Skip the pictures. Set down, word for word, the lines from the start of the material up to and including the line with "import plotly.graph_objects as go".
+===+
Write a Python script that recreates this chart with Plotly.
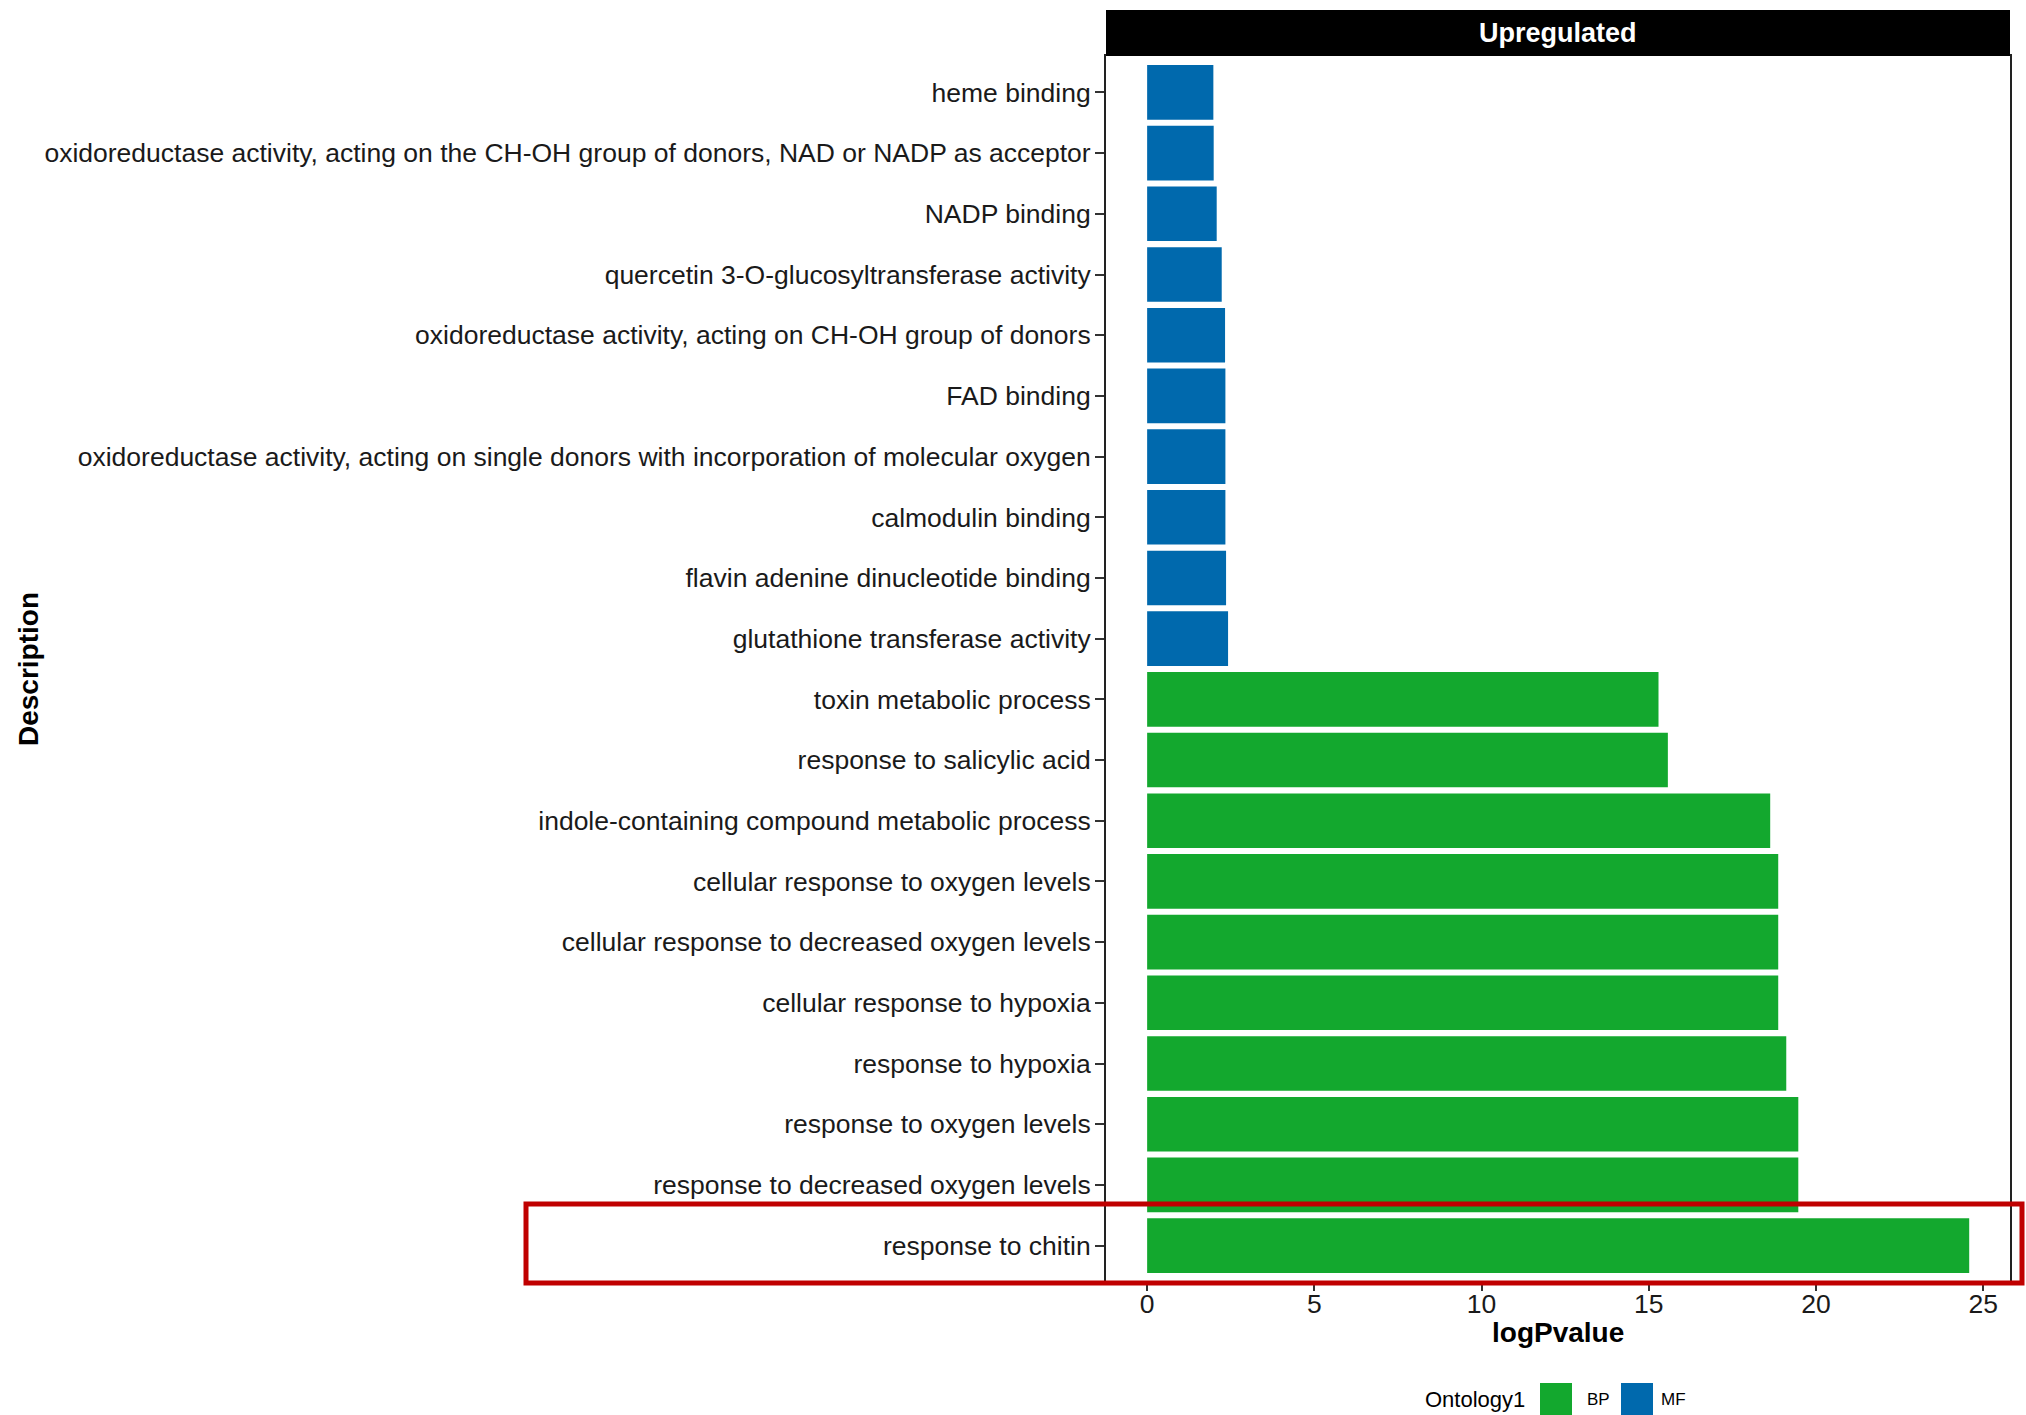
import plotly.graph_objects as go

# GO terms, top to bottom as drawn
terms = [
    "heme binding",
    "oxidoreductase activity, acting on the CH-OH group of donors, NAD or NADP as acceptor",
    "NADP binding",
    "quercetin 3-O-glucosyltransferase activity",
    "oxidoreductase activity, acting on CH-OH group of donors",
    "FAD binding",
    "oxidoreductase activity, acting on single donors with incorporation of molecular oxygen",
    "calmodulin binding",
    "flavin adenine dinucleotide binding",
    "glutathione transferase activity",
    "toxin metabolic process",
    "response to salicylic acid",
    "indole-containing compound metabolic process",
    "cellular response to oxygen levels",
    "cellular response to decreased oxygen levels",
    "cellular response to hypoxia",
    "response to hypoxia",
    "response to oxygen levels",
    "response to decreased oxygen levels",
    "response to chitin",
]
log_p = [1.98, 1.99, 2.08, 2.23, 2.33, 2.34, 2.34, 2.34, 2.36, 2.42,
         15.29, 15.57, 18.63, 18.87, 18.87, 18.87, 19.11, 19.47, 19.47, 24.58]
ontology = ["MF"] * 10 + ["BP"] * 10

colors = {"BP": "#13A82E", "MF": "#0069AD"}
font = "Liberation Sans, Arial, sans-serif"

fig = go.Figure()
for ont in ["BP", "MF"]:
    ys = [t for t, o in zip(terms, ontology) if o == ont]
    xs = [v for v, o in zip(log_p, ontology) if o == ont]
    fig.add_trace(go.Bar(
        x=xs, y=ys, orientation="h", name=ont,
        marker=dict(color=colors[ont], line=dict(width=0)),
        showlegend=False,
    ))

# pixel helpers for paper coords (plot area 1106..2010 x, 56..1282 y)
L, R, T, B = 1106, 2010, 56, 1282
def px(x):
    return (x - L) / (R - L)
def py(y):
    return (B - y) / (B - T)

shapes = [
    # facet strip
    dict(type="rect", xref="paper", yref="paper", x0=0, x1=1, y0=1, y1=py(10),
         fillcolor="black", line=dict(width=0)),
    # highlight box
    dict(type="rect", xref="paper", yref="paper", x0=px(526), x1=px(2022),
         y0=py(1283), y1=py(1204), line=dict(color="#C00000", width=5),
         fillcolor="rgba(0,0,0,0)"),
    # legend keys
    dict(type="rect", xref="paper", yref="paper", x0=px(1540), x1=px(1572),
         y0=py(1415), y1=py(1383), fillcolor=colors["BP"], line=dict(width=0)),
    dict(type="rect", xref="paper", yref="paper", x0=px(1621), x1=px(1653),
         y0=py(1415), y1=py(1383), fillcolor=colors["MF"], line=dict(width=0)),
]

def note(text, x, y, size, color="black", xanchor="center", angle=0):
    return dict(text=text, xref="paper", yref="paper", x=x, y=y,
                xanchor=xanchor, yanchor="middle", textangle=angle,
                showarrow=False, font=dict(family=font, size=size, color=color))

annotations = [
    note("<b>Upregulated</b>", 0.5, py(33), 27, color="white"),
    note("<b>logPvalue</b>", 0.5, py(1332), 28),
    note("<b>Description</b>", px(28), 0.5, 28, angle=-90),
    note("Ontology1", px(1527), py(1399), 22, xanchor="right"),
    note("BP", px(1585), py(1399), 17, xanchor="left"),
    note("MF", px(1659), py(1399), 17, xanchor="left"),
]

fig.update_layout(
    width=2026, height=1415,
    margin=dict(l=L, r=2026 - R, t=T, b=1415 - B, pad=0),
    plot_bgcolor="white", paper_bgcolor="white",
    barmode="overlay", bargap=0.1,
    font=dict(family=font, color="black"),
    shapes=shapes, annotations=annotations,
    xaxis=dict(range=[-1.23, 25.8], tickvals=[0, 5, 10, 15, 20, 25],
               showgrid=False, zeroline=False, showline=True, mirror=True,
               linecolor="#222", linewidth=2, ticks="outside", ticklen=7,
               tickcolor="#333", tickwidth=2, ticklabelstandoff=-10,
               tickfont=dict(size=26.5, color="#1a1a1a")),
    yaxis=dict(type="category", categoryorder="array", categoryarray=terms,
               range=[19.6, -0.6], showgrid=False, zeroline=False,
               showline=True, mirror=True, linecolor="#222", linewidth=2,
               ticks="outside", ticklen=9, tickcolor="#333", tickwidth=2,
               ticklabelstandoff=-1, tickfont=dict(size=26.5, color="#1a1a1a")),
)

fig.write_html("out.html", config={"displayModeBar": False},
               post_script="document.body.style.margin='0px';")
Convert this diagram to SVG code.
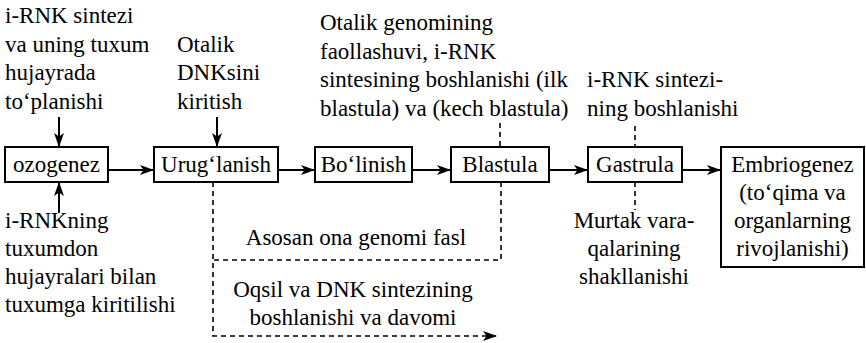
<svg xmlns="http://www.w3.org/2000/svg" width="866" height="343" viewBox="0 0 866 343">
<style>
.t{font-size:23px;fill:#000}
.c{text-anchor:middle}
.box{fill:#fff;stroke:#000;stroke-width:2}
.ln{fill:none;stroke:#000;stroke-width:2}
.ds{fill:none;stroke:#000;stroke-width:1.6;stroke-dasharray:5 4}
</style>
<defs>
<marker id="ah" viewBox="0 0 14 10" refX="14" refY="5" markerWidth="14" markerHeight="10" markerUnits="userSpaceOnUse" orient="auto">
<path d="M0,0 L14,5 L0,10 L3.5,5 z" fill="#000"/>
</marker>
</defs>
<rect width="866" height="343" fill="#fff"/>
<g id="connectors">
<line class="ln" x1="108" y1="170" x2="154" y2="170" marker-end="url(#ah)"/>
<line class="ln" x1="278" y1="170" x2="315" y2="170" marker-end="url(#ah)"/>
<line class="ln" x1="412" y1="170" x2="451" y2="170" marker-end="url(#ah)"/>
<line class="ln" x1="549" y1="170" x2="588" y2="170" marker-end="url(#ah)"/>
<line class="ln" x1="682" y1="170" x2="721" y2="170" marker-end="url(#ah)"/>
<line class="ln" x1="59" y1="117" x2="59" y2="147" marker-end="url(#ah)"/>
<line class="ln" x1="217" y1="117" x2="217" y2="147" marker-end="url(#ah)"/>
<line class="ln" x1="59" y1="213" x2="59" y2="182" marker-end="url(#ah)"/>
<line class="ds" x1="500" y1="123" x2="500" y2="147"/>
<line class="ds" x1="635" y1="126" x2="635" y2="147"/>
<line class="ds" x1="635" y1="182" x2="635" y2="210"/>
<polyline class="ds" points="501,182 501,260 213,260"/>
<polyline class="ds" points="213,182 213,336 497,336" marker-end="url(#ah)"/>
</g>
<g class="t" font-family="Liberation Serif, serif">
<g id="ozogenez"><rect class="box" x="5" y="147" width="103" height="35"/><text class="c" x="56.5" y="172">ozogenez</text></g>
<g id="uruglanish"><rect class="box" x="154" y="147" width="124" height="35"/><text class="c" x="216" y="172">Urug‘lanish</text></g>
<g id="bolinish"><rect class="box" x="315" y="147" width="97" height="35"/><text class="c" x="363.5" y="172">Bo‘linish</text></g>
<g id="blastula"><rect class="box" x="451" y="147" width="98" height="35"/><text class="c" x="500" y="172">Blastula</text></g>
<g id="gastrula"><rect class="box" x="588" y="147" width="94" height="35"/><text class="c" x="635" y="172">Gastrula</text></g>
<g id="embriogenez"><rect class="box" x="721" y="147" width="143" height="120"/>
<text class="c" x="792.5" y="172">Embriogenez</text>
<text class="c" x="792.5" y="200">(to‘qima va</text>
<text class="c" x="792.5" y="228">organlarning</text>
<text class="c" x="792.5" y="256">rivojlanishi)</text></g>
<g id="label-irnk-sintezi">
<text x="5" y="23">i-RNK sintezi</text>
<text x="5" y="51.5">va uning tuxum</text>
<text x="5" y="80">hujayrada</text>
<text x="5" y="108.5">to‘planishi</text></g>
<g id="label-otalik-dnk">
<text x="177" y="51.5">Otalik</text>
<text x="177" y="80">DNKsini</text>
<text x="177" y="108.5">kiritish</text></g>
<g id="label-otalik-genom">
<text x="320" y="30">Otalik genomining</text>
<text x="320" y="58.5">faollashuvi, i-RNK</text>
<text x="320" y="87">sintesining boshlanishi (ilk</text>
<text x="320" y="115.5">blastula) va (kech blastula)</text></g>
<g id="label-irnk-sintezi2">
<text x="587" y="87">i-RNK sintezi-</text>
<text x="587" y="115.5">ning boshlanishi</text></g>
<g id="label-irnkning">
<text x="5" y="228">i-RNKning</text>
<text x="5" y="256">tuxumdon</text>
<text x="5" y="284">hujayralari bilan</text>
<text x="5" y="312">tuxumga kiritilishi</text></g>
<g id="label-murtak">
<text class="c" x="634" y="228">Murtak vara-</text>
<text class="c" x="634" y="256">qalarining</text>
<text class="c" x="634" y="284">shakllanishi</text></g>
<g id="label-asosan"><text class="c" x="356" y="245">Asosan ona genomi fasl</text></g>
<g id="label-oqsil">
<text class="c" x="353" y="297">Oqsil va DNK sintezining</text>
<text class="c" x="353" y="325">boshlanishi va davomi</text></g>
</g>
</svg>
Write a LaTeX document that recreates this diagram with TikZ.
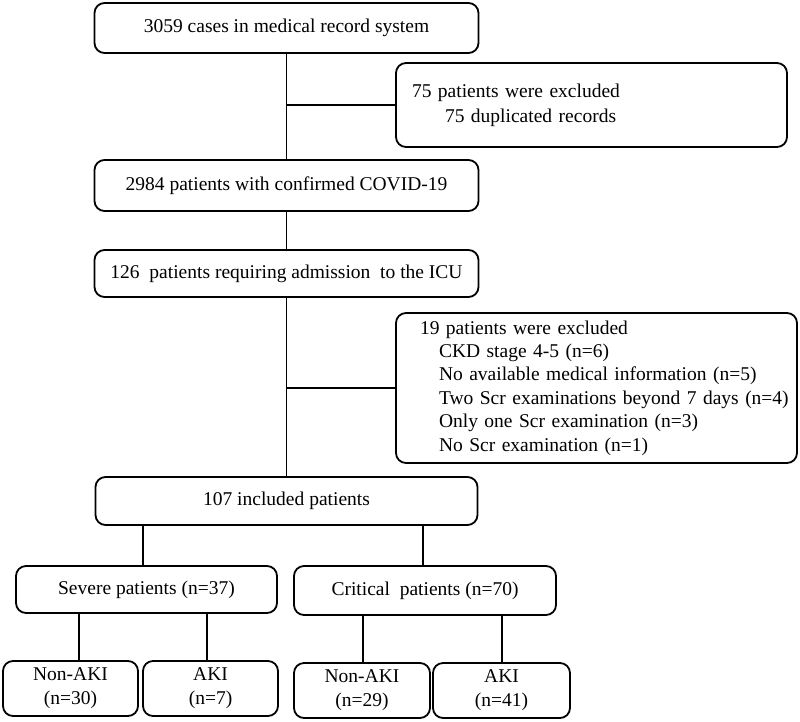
+===+
* The completed task *
Write a Python script that recreates this chart with Plotly.
import plotly.graph_objects as go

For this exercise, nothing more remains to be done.